The point being that no one is off-limits to being used by God. It’s not Bethany’s job  that brings the call its her heritage.

I may watch Dogma this weekend I may not. Overall I am grateful that it exists. It starts conversations regardless of your view on it. When I had the idea for this blog it was one of the films that came to mind when considering films and faith.

Above all else I’m grateful for Dogma today as it helped me start writing again.

The first rule of film club……..


This week sees the return of the film club I organise for those film fans within our church community (Fitzroy Presbyterian).  You will have to excuse me for being a bit ‘in-house’ with this post but I wanted to take some time to explain (if I can) the aim of what we are trying to do at film club as part of the bigger picture of our church and our faith.

This week I came across a blog by Eric Kuiper who runs an organisation called Into the Noise looking at film,art and music in an attempt to not only tease out the spiritual themes but discern if in fact God is in the midst of the things we watch and listen to. As he said in the post  “We all acknowledge art’s great ability to entertain us and help us escape. Those are not unimportant aspects. But many of us are increasingly aware that art does much more than that.” This for me is the crux of what I hope to achieve with our film club. It is not only to be entertained and socialise with other members of our church family but also not to go deeper into what we are watching and listen to God to speak throughout the film.

Using our local cinema has been great. Our church has the vision to take our community into the community around us on Belfast’s bustling Botanic Avenue. Having Queen’s Film Theatre (QFT) on our doorstep made a regular venue for film club a no brainer. With the widest range of films available in Belfast (a healthy mix of art house and mainstream), the ability to support an independent cinema and the fact that they produce their programme in advance meaning I can pick dates to hopefully suit as many as possible and work around other church events (we are a busy bunch at Fitzroy) it seemed the natural fit . 

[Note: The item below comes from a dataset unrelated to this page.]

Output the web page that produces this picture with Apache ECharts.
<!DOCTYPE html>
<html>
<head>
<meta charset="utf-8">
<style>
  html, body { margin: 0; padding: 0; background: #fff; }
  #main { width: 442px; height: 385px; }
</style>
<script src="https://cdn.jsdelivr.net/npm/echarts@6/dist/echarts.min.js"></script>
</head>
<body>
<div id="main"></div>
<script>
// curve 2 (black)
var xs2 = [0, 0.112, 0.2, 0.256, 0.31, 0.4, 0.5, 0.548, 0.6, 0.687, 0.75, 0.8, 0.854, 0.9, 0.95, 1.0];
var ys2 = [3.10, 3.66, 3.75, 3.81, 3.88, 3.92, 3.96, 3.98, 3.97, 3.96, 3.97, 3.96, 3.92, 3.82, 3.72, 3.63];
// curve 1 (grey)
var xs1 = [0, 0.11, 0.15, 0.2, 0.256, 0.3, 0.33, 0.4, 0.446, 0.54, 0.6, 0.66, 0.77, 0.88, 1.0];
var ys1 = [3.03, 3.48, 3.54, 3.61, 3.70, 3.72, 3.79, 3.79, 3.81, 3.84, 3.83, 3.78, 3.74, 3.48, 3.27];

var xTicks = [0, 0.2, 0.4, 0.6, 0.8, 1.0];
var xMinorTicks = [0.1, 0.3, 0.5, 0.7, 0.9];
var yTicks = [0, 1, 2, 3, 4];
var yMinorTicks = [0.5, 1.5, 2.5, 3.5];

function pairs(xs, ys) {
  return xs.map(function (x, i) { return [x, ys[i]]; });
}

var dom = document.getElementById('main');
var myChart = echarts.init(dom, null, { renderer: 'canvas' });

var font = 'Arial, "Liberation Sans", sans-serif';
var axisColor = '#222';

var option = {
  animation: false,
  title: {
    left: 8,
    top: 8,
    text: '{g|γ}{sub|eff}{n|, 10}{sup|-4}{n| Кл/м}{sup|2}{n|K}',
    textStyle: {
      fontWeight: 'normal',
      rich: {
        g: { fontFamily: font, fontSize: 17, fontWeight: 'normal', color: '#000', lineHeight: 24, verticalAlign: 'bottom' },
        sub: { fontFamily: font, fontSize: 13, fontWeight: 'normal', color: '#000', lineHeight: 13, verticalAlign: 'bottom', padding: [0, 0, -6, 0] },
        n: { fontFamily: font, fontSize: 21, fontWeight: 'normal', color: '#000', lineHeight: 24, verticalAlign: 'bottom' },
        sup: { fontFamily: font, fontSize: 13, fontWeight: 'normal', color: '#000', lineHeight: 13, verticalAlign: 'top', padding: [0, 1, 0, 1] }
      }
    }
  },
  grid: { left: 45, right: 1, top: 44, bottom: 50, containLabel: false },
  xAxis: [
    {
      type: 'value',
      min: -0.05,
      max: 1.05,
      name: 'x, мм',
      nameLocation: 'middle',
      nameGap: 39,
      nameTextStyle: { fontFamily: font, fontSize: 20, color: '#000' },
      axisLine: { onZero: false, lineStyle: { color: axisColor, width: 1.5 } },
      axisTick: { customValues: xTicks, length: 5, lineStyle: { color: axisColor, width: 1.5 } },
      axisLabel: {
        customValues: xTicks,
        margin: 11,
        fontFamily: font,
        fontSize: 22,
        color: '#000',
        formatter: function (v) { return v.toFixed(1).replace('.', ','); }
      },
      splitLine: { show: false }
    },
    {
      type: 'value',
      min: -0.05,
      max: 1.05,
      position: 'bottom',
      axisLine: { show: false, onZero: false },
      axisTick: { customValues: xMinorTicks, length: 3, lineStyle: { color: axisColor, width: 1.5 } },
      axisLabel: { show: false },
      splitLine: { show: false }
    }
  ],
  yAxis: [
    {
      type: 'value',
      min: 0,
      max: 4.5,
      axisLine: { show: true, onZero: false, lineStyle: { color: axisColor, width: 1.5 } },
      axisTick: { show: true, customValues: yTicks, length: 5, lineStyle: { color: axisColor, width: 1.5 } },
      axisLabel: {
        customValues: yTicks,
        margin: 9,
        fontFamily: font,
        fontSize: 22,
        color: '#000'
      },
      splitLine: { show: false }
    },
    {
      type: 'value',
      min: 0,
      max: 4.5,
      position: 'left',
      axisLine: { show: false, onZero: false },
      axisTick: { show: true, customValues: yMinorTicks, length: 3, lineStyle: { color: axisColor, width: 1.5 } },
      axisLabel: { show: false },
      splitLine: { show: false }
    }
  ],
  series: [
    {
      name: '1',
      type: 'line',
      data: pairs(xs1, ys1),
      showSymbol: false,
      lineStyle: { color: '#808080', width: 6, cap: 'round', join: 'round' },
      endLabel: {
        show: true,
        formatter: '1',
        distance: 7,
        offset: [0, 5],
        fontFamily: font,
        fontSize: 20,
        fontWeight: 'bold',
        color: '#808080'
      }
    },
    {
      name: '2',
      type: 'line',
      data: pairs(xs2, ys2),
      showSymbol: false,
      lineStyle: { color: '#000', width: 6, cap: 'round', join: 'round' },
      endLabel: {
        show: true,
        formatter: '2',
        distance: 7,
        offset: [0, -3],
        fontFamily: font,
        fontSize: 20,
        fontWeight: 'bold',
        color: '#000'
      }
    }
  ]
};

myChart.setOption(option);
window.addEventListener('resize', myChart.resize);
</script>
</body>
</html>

The first year of film club was a great success we had different people every month and established a few regulars. I really appreciated getting a little time to meet new folk and spend quality time with those I already knew. This year I ‘m hoping to see more and more members of the congregation embrace film club and to do that I want to be clear about something.  

Last Sunday I was approached by an older member of the congregation who said they really wanted to see this month’s choice (Woody Allen’s Blue Jasmine) but they didn’t want to make film club uncool by being there. Film club is for all ages (taking into account the film classification 12A, 15 of course) this is not a club based around age.

The first rule of film club is simple  -Love film.

Hopefully see loads of you there on Monday night 7:40pm @ QFT for Woody Allen’s Blue Jasmine.